May 31, 2015, 7:17:12 PM5/31/15

to open...@googlegroups.com

On Tuesday, May 26, 2015 at 9:37:53 AM UTC-7, Matias Bonaventura wrote:

Hiya, Loic pretty much got it but I'll fill in a bit more

Most importantly: would OpenTSDB be able to handle this amount operations per second (probably more)?
I read in the FAQ that a TSD can handle ~2000 new entries per second. Using batch updates for example (keeping things in memory and sending data to the TSD every certain amount of entries) would improve the performance?

The throughput will really depend on your HBase cluster. Is that 550 values per second on a per node basis or across the entire cluster? If that's for your entire simulation you'll be perfectly fine. If it's per node and you're looking at 1.6M values per second then you'll need beefy HBase machines and a number of nodes. We're running about 70 HBase nodes and pushing a steady 3M points per second with peaks at 7M. Each TSD handles about 100K wps using the telnet style interface. If you can batch then that definitely helps a bit but you'd likely be fine writing straight to the socket.

- I saw that openTSDB allows doing downsampling, grouping, interpolation, but I havent found if doing operatios that involve more than one metric (sql-like "joints") are possible to do on-the-fly.

Not yet. I have some beta code about to hit production and once it's ready I'll upstream it. Theres also some good work from Turn around expressions that we may pull in too.
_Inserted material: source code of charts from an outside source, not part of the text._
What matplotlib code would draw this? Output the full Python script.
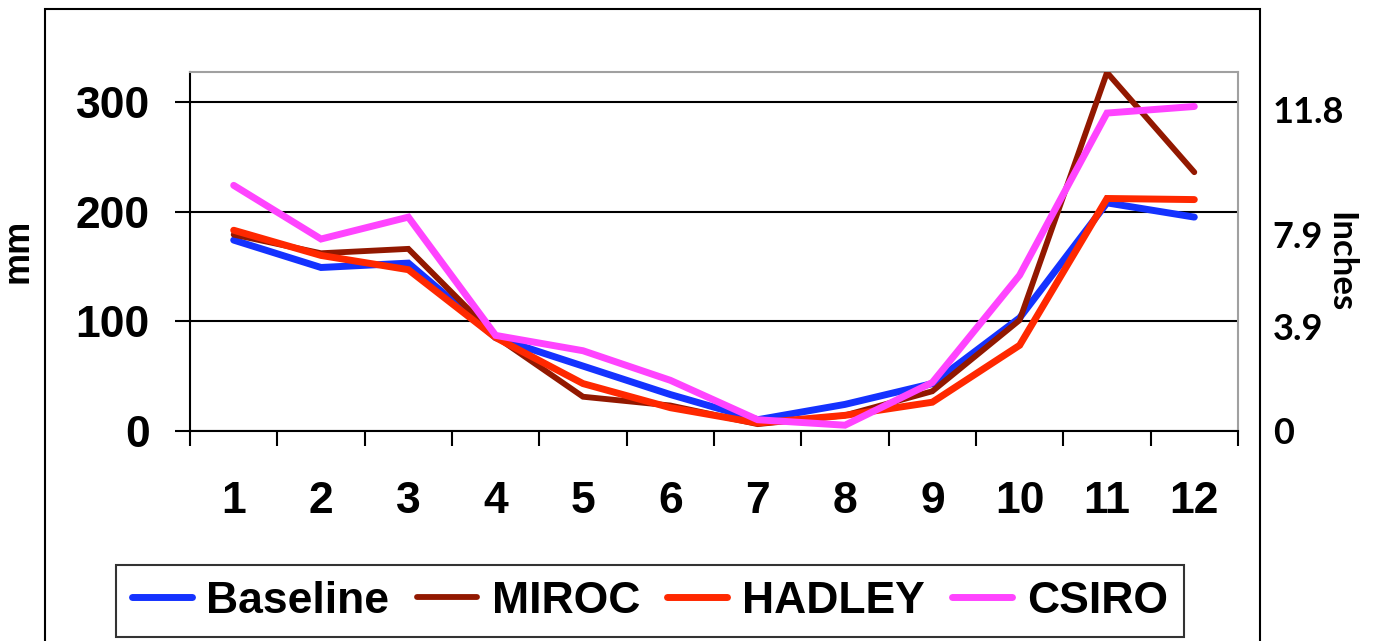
import numpy as np
import matplotlib
matplotlib.use("Agg")
import matplotlib.pyplot as plt
from matplotlib.patches import Rectangle

# Monthly precipitation (mm)
months = np.arange(1, 13)
month_labels = [str(m) for m in months]
baseline = [174, 149, 153, 85, 59, 33, 10, 24, 43, 103, 208, 195]
miroc = [179, 162, 166, 86, 31, 23, 6, 14, 36, 101, 327, 236]
hadley = [183, 160, 147, 85, 43, 21, 7, 14, 26, 78, 212, 211]
csiro = [224, 175, 195, 87, 73, 46, 10, 5, 44, 142, 290, 296]

series = {'Baseline': baseline, 'MIROC': miroc, 'HADLEY': hadley, 'CSIRO': csiro}
colors = {'Baseline': '#1432FF', 'MIROC': '#921800', 'HADLEY': '#FF2800', 'CSIRO': '#FF44FF'}
widths = {'Baseline': 5, 'MIROC': 4.2, 'HADLEY': 5, 'CSIRO': 5}

mm_ticks = [0, 100, 200, 300]
# secondary (inches) labels, placed where the original chart put them
inch_labels = ['0', '3.9', '7.9', '11.8']
inch_label_pos = [0, 95, 179, 293]

plt.rcParams['font.family'] = ['Liberation Sans', 'DejaVu Sans']
plt.rcParams['font.weight'] = 'bold'

fig = plt.figure(figsize=(13.74, 6.41), dpi=100)
ax = fig.add_axes([0.1383, 0.3281, 0.7627, 0.5596])

for name, vals in series.items():
    ax.plot(months, vals, color=colors[name], lw=widths[name], label=name,
            solid_capstyle='round', solid_joinstyle='miter', zorder=3)

ax.set_xlim(0.5, 12.5)
ax.set_ylim(0, 327.5)

# y axis
ax.set_yticks(mm_ticks)
ax.set_yticklabels([str(t) for t in mm_ticks], fontsize=32, fontweight='bold')
ax.tick_params(axis='y', direction='out', length=11, width=1.5, pad=18)
ax.grid(axis='y', color='black', lw=1.5, zorder=1)

# x axis: ticks between categories, labels at the centres
ax.set_xticks(np.arange(0.5, 13, 1))
ax.set_xticklabels([])
ax.set_xticks(months, minor=True)
ax.set_xticklabels(month_labels, minor=True, fontsize=32, fontweight='bold')
ax.tick_params(axis='x', which='major', direction='out', length=11, width=1.5)
ax.tick_params(axis='x', which='minor', length=0, pad=36)

for s in ['left', 'bottom']:
    ax.spines[s].set_linewidth(1.5)
    ax.spines[s].set_color('black')
for s in ['top', 'right']:
    ax.spines[s].set_linewidth(1.5)
    ax.spines[s].set_color('#A0A0A0')

ax.set_ylabel('mm', fontsize=26, fontweight='bold', rotation=90, ha='center', va='center')
ax.yaxis.set_label_coords(-0.164, 0.50)

# right side inch labels
ax2 = ax.twinx()
ax2.set_ylim(ax.get_ylim())
ax2.set_yticks(inch_label_pos)
ax2.set_yticklabels(inch_labels, fontsize=26, fontweight='bold', family=['Lato', 'DejaVu Sans'])
ax2.tick_params(axis='y', length=0, pad=25)
for s in ax2.spines.values():
    s.set_visible(False)
ax2.set_ylabel('Inches', fontsize=25, fontweight='bold', family=['Lato', 'DejaVu Sans'],
               rotation=-90, ha='center', va='center')
ax2.yaxis.set_label_coords(1.0973, 0.47)

leg = ax.legend(loc='center', bbox_to_anchor=(0.473, 0.0624), bbox_transform=fig.transFigure,
                ncol=4, fontsize=32, frameon=True, fancybox=False, handlelength=1.35,
                handletextpad=0.33, columnspacing=0.62, borderpad=0.35, borderaxespad=0)
leg.get_frame().set_edgecolor('black')
leg.get_frame().set_linewidth(1.5)
for t in leg.get_texts():
    t.set_fontweight('bold')

# outer chart frame (cropped at the bottom)
fig.add_artist(Rectangle((0.0328, -0.1), 0.8843, 1.086, transform=fig.transFigure,
                         fill=False, lw=1.5, edgecolor='black'))

fig.savefig('out.png', dpi=100)
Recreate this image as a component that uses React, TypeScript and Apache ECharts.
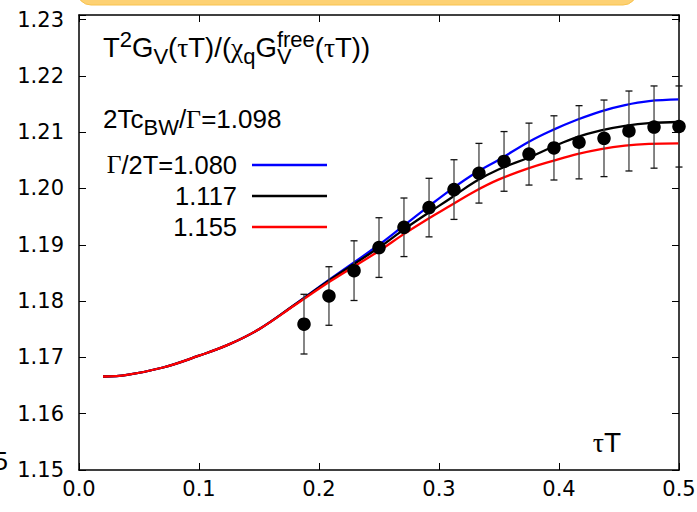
import React, { useEffect, useRef } from 'react';
import * as echarts from 'echarts';

// ---- data ----
const tauT = [0.1875, 0.2083, 0.2292, 0.25, 0.2708, 0.2917, 0.3125, 0.3333, 0.3542, 0.375, 0.3958, 0.4167, 0.4375, 0.4583, 0.4792, 0.5];
const corr = [1.1759, 1.1809, 1.1854, 1.1895, 1.1931, 1.1966, 1.1998, 1.2027, 1.2048, 1.2061, 1.2072, 1.2082, 1.2089, 1.2102, 1.2109, 1.2110];
const corrErr = [0.0053, 0.0052, 0.0053, 0.0053, 0.0052, 0.0052, 0.0053, 0.0053, 0.0053, 0.0055, 0.0057, 0.0065, 0.0068, 0.0071, 0.0073, 0.0072];

const curveX = [0.02, 0.04, 0.07, 0.1, 0.125, 0.15, 0.18, 0.21, 0.25, 0.27, 0.29, 0.31, 0.33, 0.35, 0.375, 0.395, 0.415, 0.435, 0.455, 0.475, 0.5];
const blueCurve = [1.1666, 1.1669, 1.1682, 1.1703, 1.1723, 1.175, 1.1794, 1.184, 1.19, 1.1933, 1.1966, 1.1998, 1.2027, 1.2051, 1.2083, 1.2104, 1.2122, 1.2137, 1.2148, 1.2155, 1.2158];
const blackCurve = [1.1666, 1.1669, 1.1682, 1.1703, 1.1723, 1.175, 1.1794, 1.1839, 1.1895, 1.1926, 1.1955, 1.1983, 1.2012, 1.2034, 1.2055, 1.2074, 1.2091, 1.2103, 1.2111, 1.2116, 1.2118];
const redCurve = [1.1666, 1.1669, 1.1682, 1.1703, 1.1723, 1.175, 1.1793, 1.1836, 1.1889, 1.1918, 1.1945, 1.197, 1.1995, 1.2016, 1.2036, 1.2049, 1.2061, 1.207, 1.2076, 1.2079, 1.208];

const curveNames = ['Γ/2T=1.080', '1.117', '1.155'];
const curveColors = ['#0000ff', '#000000', '#ff0000'];

const SANS = 'Liberation Sans';
const SERIF = 'Liberation Serif';
const TICKFONT = 'DejaVu Sans';

type Seg = { t: string; serif?: boolean; sub?: boolean; sup?: boolean; keep?: boolean };

let measureCtx: CanvasRenderingContext2D | null = null;
function textWidth(t: string, size: number, family: string) {
  if (!measureCtx) measureCtx = document.createElement('canvas').getContext('2d');
  if (!measureCtx) return t.length * size * 0.55;
  measureCtx.font = `${size}px "${family}"`;
  return measureCtx.measureText(t).width;
}

function segInfo(s: Seg, main: number, small: number) {
  const size = s.sub || s.sup ? small : main;
  const family = s.serif ? SERIF : SANS;
  const dy = s.sup ? -10 : s.sub ? 7 : 0;
  return { size, family, dy, w: textWidth(s.t, size, family) };
}

function lineWidthOf(segs: Seg[], main: number, small: number) {
  let x = 0;
  let pending = 0;
  segs.forEach((s) => {
    const inf = segInfo(s, main, small);
    if (s.keep) {
      pending = Math.max(pending, inf.w);
    } else {
      x += Math.max(pending, inf.w);
      pending = 0;
    }
  });
  return x + pending;
}

function buildLine(segs: Seg[], x0: number, base: number, align: 'left' | 'right' = 'left', main = 25, small = 21) {
  let x = align === 'right' ? x0 - lineWidthOf(segs, main, small) : x0;
  let pending = 0;
  const els: any[] = [];
  segs.forEach((s) => {
    const inf = segInfo(s, main, small);
    const yb = base + inf.dy;
    els.push({
      type: 'text',
      silent: true,
      style: {
        text: s.t,
        x,
        y: yb - 0.347 * inf.size,
        fill: '#000',
        fontSize: inf.size,
        fontFamily: inf.family,
        align: 'left',
        verticalAlign: 'middle',
        textAlign: 'left',
        textVerticalAlign: 'middle',
      },
    });
    if (s.keep) {
      pending = Math.max(pending, inf.w);
    } else {
      x += Math.max(pending, inf.w);
      pending = 0;
    }
  });
  return els;
}

function tickFmt(digits: number, step: number) {
  return (v: number) => {
    const k = Math.round(v / step);
    if (Math.abs(v - k * step) > 1e-7) return '';
    return v.toFixed(digits);
  };
}

export default function App() {
  const ref = useRef<HTMLDivElement>(null);

  useEffect(() => {
    if (!ref.current) return;
    const chart = echarts.init(ref.current, undefined, { renderer: 'svg' });

    const curves = [blueCurve, blackCurve, redCurve];

    const axisLine = { show: true, onZero: false, lineStyle: { color: '#000', width: 1.5 } };
    const axisTick = { show: true, inside: true, length: 7, lineStyle: { color: '#000', width: 1 } };

    const graphics: any[] = [
      {
        type: 'rect',
        silent: true,
        shape: { x: 77, y: -40, width: 560, height: 45, r: 14 },
        style: { fill: '#fdd173', stroke: '#f8c24e', lineWidth: 1 },
      },
      {
        type: 'text',
        silent: true,
        style: {
          text: '5', x: 8, y: 470 - 0.347 * 26, fontSize: 26, fontFamily: SANS, fill: '#000',
          align: 'right', verticalAlign: 'middle', textAlign: 'right', textVerticalAlign: 'middle',
        },
      },
      ...buildLine(
        [
          { t: 'T' }, { t: '2', sup: true }, { t: 'G' }, { t: 'V', sub: true }, { t: '(' },
          { t: 'τ', serif: true }, { t: 'T)/(' }, { t: 'χ', serif: true }, { t: 'q', sub: true },
          { t: 'G' }, { t: 'free', sup: true, keep: true }, { t: 'V', sub: true }, { t: '(' },
          { t: 'τ', serif: true }, { t: 'T))' },
        ],
        103, 57, 'left', 27.5, 22
      ),
      ...buildLine(
        [{ t: '2Tc' }, { t: 'BW', sub: true }, { t: '/' }, { t: 'Γ', serif: true }, { t: '=1.098' }],
        103, 128.5, 'left', 26, 22
      ),
      ...buildLine([{ t: 'Γ', serif: true }, { t: curveNames[0].slice(1) }], 237, 173.5, 'right', 25.5, 21),
      ...buildLine([{ t: curveNames[1] }], 237, 204.5, 'right', 25.5, 21),
      ...buildLine([{ t: curveNames[2] }], 237, 235.5, 'right', 25.5, 21),
      ...buildLine([{ t: 'τ', serif: true }, { t: 'T' }], 621, 452, 'right', 28, 22),
    ];
    [165, 196, 227].forEach((y, i) => {
      graphics.push({
        type: 'line',
        silent: true,
        shape: { x1: 252, y1: y, x2: 327, y2: y },
        style: { stroke: curveColors[i], lineWidth: 2.3 },
      });
    });

    const option: any = {
      animation: false,
      backgroundColor: '#ffffff',
      grid: { left: 79, right: 18, top: 15, bottom: 42, containLabel: false, outerBoundsMode: 'none' },
      xAxis: [
        {
          type: 'value', min: 0, max: 0.5, interval: 0.1, position: 'bottom',
          axisLine, axisTick,
          axisLabel: { fontSize: 21, fontFamily: TICKFONT, color: '#000', margin: 8, formatter: tickFmt(1, 0.1), showMinLabel: true, showMaxLabel: true },
          splitLine: { show: false },
        },
        {
          type: 'value', min: 0, max: 0.5, interval: 0.1, position: 'top',
          axisLine, axisTick, axisLabel: { show: false }, splitLine: { show: false },
        },
      ],
      yAxis: [
        {
          type: 'value', min: 1.15, max: 1.2308, interval: 0.01, position: 'left',
          axisLine, axisTick,
          axisLabel: { fontSize: 21, fontFamily: TICKFONT, color: '#000', margin: 15, formatter: tickFmt(2, 0.01) },
          splitLine: { show: false },
        },
        {
          type: 'value', min: 1.15, max: 1.2308, interval: 0.01, position: 'right',
          axisLine, axisTick, axisLabel: { show: false }, splitLine: { show: false },
        },
      ],
      series: [
        ...curves.map((c, i) => ({
          name: curveNames[i],
          type: 'line',
          data: curveX.map((x, j) => [x, c[j]]),
          showSymbol: false,
          symbol: 'none',
          smooth: 0.4,
          lineStyle: { color: curveColors[i], width: 2.3 },
          itemStyle: { color: curveColors[i] },
          z: 2,
        })),
        {
          type: 'custom',
          data: tauT.map((x, i) => [x, corr[i] - corrErr[i], corr[i] + corrErr[i]]),
          encode: { x: 0, y: [1, 2] },
          clip: false,
          z: 3,
          renderItem: (_p: any, api: any) => {
            const x = api.value(0);
            const lo = api.coord([x, api.value(1)]);
            const hi = api.coord([x, api.value(2)]);
            const cap = 3.5;
            return {
              type: 'group',
              children: [
                { type: 'line', shape: { x1: lo[0], y1: lo[1], x2: hi[0], y2: hi[1] }, style: { stroke: '#444', lineWidth: 1.3 } },
                { type: 'line', shape: { x1: lo[0] - cap, y1: lo[1], x2: lo[0] + cap, y2: lo[1] }, style: { stroke: '#111', lineWidth: 1.3 } },
                { type: 'line', shape: { x1: hi[0] - cap, y1: hi[1], x2: hi[0] + cap, y2: hi[1] }, style: { stroke: '#111', lineWidth: 1.3 } },
              ],
            };
          },
        },
        {
          type: 'scatter',
          data: tauT.map((x, i) => [x, corr[i]]),
          symbol: 'circle',
          symbolSize: 13.5,
          itemStyle: { color: '#000', opacity: 1 },
          clip: false,
          z: 4,
        },
      ],
      graphic: { elements: graphics },
    };

    chart.setOption(option);
    return () => chart.dispose();
  }, []);

  return <div ref={ref} style={{ position: 'fixed', left: 0, top: 0, width: 697, height: 512, background: '#fff' }} />;
}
- We need to support millisecond and sometimes microsecond precision. I read that openTSDB support second precision and millisecond precision with some limitations.
As we need to log a very short period (max 5min) of time but with a lot of precision, do you think there will be a lot of workarounds if we represent our microseconds as seconds in TSDB (second 5 would be recorded in TSDB with timestamp 5000000).

Right, unfortunately no microsecond support but you can fully utilize the millisecond support, just with batched puts. One option if you really need the precision but don't need a value at every microsecond is to write the precise value as an annotation along with a millisecond value. If you want native support, it wouldn't be too difficult to hack, just a matter of adding more bytes to the column qualifiers and tweaking the read/write paths all the way through.

- I realize that although OpenTSDB is a generic TSDB, it is oriented to the scenario of logging real networking metrics (like metrics from a farm). Do you think it can still handle this "simulation" scanerio?

Sure there are folks who use it for such simulations but the microsecond precision may be a kicker for you. Thanks!

Matias Bonaventura

unread,

Jun 3, 2015, 4:43:46 AM6/3/15

to ManOLamancha, open...@googlegroups.com

Loic, ManOLamancha, thank you very much for your answers.

I started doing some first test and I think that openTSDB will definitely perform better than our current backend.
Regarding the throughput it really depends on how we configure the simulation. With low logging (the best our current backend can handle) it writes at ~500 points per/s. With medium/high logging it can raise until 100K/500K. To start with, we will run a single TSB in the same node as the simulation, so we will have to find a balance on how much to log.

The simulator is implemented in C++, so I'm coding the openTSDB clients in C++ as well (I found this simpleTSDDBClient as a starting point).

Is your experience, which input method performs better? Telnet or the HTTP API (which allows sending several points and compression)?

Regarding the microsecond precision, to avoid recompiling we will give it a try logging microseconds as seconds using 10 digit timestamps. That is, second 1 in the simulation will be logged with timestamp 0001000000. That would give us a maximum simulation time of 4294 seconds which is way more than we need. Of course we won't be able to use the "1h" notation and existing plotting tools will show a wrong scale, but in general we will be plotting with custom scripts in R.

The strongest drawback would be the limited query language, so it would be nice to see your implementation in production.
Anyway, I think I will have to do a proof of concept to check InfluxDB performance because of the query language and native microsecond support. The problem with InfluxDB is that it is a still beta.